INFORMATION SUPPLIED

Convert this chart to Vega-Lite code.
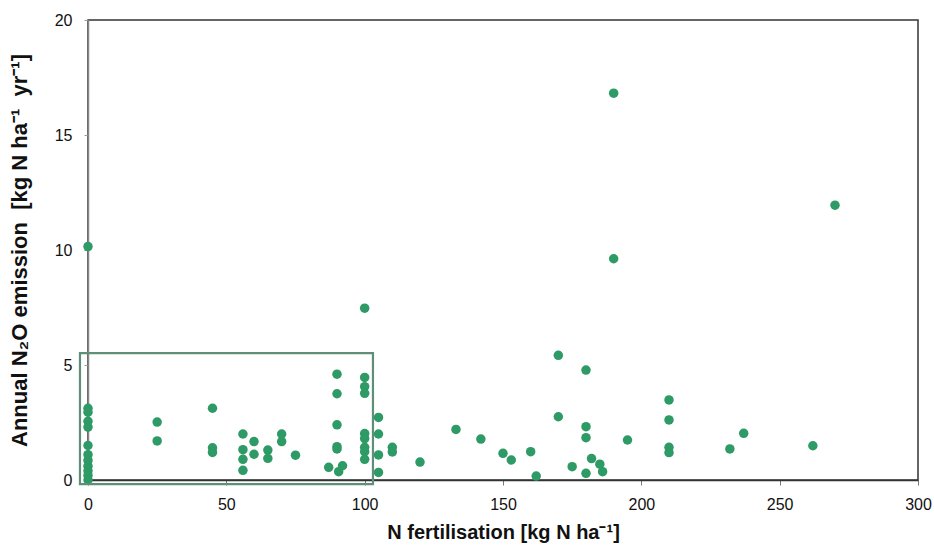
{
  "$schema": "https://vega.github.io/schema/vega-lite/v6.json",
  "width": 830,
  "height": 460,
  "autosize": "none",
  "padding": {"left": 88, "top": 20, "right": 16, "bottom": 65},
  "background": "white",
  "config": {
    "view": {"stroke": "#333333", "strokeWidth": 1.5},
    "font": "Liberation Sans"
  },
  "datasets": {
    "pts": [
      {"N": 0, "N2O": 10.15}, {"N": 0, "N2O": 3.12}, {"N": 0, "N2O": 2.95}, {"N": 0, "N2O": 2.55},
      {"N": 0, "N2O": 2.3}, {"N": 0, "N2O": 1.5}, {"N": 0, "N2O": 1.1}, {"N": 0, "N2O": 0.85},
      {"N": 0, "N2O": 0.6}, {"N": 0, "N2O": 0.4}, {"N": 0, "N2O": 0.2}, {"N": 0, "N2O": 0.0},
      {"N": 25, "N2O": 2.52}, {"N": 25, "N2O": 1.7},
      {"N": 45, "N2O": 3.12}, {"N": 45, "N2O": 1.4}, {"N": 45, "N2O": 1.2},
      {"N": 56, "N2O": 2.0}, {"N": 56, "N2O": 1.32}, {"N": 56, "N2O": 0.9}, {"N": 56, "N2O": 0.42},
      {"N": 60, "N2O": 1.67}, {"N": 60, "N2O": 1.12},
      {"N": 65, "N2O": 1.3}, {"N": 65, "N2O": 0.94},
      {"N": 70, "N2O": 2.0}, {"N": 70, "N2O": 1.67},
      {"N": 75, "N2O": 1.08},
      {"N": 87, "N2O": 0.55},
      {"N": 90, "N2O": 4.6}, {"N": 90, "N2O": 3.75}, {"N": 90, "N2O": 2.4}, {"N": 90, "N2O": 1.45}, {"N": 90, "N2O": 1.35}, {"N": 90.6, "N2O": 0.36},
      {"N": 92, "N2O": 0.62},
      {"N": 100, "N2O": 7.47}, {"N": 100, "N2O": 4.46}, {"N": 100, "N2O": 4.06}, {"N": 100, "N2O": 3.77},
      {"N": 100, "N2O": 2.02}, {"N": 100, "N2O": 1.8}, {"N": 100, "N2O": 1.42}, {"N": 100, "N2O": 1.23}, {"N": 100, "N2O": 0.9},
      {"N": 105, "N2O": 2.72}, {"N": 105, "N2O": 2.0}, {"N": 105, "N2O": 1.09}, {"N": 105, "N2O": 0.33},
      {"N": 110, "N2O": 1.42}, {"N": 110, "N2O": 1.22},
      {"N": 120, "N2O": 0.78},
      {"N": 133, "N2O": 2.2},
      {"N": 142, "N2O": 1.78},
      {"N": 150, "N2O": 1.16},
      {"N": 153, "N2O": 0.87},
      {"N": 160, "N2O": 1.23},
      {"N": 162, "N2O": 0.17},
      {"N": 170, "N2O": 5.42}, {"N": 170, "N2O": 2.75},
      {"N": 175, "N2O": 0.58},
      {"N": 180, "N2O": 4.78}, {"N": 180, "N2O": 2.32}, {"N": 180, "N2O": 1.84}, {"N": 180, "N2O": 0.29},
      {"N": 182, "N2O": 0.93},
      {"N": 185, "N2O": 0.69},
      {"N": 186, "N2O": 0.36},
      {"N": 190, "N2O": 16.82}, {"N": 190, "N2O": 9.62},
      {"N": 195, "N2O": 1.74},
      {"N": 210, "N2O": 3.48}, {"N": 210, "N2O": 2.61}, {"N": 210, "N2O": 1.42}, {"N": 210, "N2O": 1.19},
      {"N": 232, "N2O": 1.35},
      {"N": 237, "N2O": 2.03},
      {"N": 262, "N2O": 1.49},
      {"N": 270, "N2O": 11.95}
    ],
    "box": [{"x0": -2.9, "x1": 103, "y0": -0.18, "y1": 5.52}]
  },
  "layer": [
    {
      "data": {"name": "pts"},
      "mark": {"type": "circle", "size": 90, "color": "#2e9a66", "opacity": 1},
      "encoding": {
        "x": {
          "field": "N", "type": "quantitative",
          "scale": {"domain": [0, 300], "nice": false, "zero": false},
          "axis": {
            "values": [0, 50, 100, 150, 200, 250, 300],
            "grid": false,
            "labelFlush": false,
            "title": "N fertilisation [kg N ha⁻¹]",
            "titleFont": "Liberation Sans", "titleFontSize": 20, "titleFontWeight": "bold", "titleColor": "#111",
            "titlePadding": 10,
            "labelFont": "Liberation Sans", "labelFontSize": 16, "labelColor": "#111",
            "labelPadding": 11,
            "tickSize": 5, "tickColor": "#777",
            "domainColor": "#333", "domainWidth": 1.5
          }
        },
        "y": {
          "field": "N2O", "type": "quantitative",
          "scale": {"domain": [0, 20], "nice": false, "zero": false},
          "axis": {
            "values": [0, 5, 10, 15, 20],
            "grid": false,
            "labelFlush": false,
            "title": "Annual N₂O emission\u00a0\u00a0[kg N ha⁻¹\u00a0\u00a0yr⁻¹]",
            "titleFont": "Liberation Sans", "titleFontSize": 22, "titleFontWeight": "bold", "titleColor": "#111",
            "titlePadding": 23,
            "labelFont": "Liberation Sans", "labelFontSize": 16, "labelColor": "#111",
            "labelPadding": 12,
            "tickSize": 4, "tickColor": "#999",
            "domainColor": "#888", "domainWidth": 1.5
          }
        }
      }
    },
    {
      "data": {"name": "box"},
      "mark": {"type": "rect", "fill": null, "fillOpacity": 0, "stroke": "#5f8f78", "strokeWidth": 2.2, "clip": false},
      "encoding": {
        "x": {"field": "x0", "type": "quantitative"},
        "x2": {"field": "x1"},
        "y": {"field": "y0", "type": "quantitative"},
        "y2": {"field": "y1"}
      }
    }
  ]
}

WRITTEN TASK
Transcribe the listing in full. Omit the pictures and keep every line exact.

SOLUTION
Convert this chart to Vega-Lite code.
{
  "$schema": "https://vega.github.io/schema/vega-lite/v6.json",
  "width": 830,
  "height": 460,
  "autosize": "none",
  "padding": {"left": 88, "top": 20, "right": 16, "bottom": 65},
  "background": "white",
  "config": {
    "view": {"stroke": "#333333", "strokeWidth": 1.5},
    "font": "Liberation Sans"
  },
  "datasets": {
    "pts": [
      {"N": 0, "N2O": 10.15}, {"N": 0, "N2O": 3.12}, {"N": 0, "N2O": 2.95}, {"N": 0, "N2O": 2.55},
      {"N": 0, "N2O": 2.3}, {"N": 0, "N2O": 1.5}, {"N": 0, "N2O": 1.1}, {"N": 0, "N2O": 0.85},
      {"N": 0, "N2O": 0.6}, {"N": 0, "N2O": 0.4}, {"N": 0, "N2O": 0.2}, {"N": 0, "N2O": 0.0},
      {"N": 25, "N2O": 2.52}, {"N": 25, "N2O": 1.7},
      {"N": 45, "N2O": 3.12}, {"N": 45, "N2O": 1.4}, {"N": 45, "N2O": 1.2},
      {"N": 56, "N2O": 2.0}, {"N": 56, "N2O": 1.32}, {"N": 56, "N2O": 0.9}, {"N": 56, "N2O": 0.42},
      {"N": 60, "N2O": 1.67}, {"N": 60, "N2O": 1.12},
      {"N": 65, "N2O": 1.3}, {"N": 65, "N2O": 0.94},
      {"N": 70, "N2O": 2.0}, {"N": 70, "N2O": 1.67},
      {"N": 75, "N2O": 1.08},
      {"N": 87, "N2O": 0.55},
      {"N": 90, "N2O": 4.6}, {"N": 90, "N2O": 3.75}, {"N": 90, "N2O": 2.4}, {"N": 90, "N2O": 1.45}, {"N": 90, "N2O": 1.35}, {"N": 90.6, "N2O": 0.36},
      {"N": 92, "N2O": 0.62},
      {"N": 100, "N2O": 7.47}, {"N": 100, "N2O": 4.46}, {"N": 100, "N2O": 4.06}, {"N": 100, "N2O": 3.77},
      {"N": 100, "N2O": 2.02}, {"N": 100, "N2O": 1.8}, {"N": 100, "N2O": 1.42}, {"N": 100, "N2O": 1.23}, {"N": 100, "N2O": 0.9},
      {"N": 105, "N2O": 2.72}, {"N": 105, "N2O": 2.0}, {"N": 105, "N2O": 1.09}, {"N": 105, "N2O": 0.33},
      {"N": 110, "N2O": 1.42}, {"N": 110, "N2O": 1.22},
      {"N": 120, "N2O": 0.78},
      {"N": 133, "N2O": 2.2},
      {"N": 142, "N2O": 1.78},
      {"N": 150, "N2O": 1.16},
      {"N": 153, "N2O": 0.87},
      {"N": 160, "N2O": 1.23},
      {"N": 162, "N2O": 0.17},
      {"N": 170, "N2O": 5.42}, {"N": 170, "N2O": 2.75},
      {"N": 175, "N2O": 0.58},
      {"N": 180, "N2O": 4.78}, {"N": 180, "N2O": 2.32}, {"N": 180, "N2O": 1.84}, {"N": 180, "N2O": 0.29},
      {"N": 182, "N2O": 0.93},
      {"N": 185, "N2O": 0.69},
      {"N": 186, "N2O": 0.36},
      {"N": 190, "N2O": 16.82}, {"N": 190, "N2O": 9.62},
      {"N": 195, "N2O": 1.74},
      {"N": 210, "N2O": 3.48}, {"N": 210, "N2O": 2.61}, {"N": 210, "N2O": 1.42}, {"N": 210, "N2O": 1.19},
      {"N": 232, "N2O": 1.35},
      {"N": 237, "N2O": 2.03},
      {"N": 262, "N2O": 1.49},
      {"N": 270, "N2O": 11.95}
    ],
    "box": [{"x0": -2.9, "x1": 103, "y0": -0.18, "y1": 5.52}]
  },
  "layer": [
    {
      "data": {"name": "pts"},
      "mark": {"type": "circle", "size": 90, "color": "#2e9a66", "opacity": 1},
      "encoding": {
        "x": {
          "field": "N", "type": "quantitative",
          "scale": {"domain": [0, 300], "nice": false, "zero": false},
          "axis": {
            "values": [0, 50, 100, 150, 200, 250, 300],
            "grid": false,
            "labelFlush": false,
            "title": "N fertilisation [kg N ha⁻¹]",
            "titleFont": "Liberation Sans", "titleFontSize": 20, "titleFontWeight": "bold", "titleColor": "#111",
            "titlePadding": 10,
            "labelFont": "Liberation Sans", "labelFontSize": 16, "labelColor": "#111",
            "labelPadding": 11,
            "tickSize": 5, "tickColor": "#777",
            "domainColor": "#333", "domainWidth": 1.5
          }
        },
        "y": {
          "field": "N2O", "type": "quantitative",
          "scale": {"domain": [0, 20], "nice": false, "zero": false},
          "axis": {
            "values": [0, 5, 10, 15, 20],
            "grid": false,
            "labelFlush": false,
            "title": "Annual N₂O emission\u00a0\u00a0[kg N ha⁻¹\u00a0\u00a0yr⁻¹]",
            "titleFont": "Liberation Sans", "titleFontSize": 22, "titleFontWeight": "bold", "titleColor": "#111",
            "titlePadding": 23,
            "labelFont": "Liberation Sans", "labelFontSize": 16, "labelColor": "#111",
            "labelPadding": 12,
            "tickSize": 4, "tickColor": "#999",
            "domainColor": "#888", "domainWidth": 1.5
          }
        }
      }
    },
    {
      "data": {"name": "box"},
      "mark": {"type": "rect", "fill": null, "fillOpacity": 0, "stroke": "#5f8f78", "strokeWidth": 2.2, "clip": false},
      "encoding": {
        "x": {"field": "x0", "type": "quantitative"},
        "x2": {"field": "x1"},
        "y": {"field": "y0", "type": "quantitative"},
        "y2": {"field": "y1"}
      }
    }
  ]
}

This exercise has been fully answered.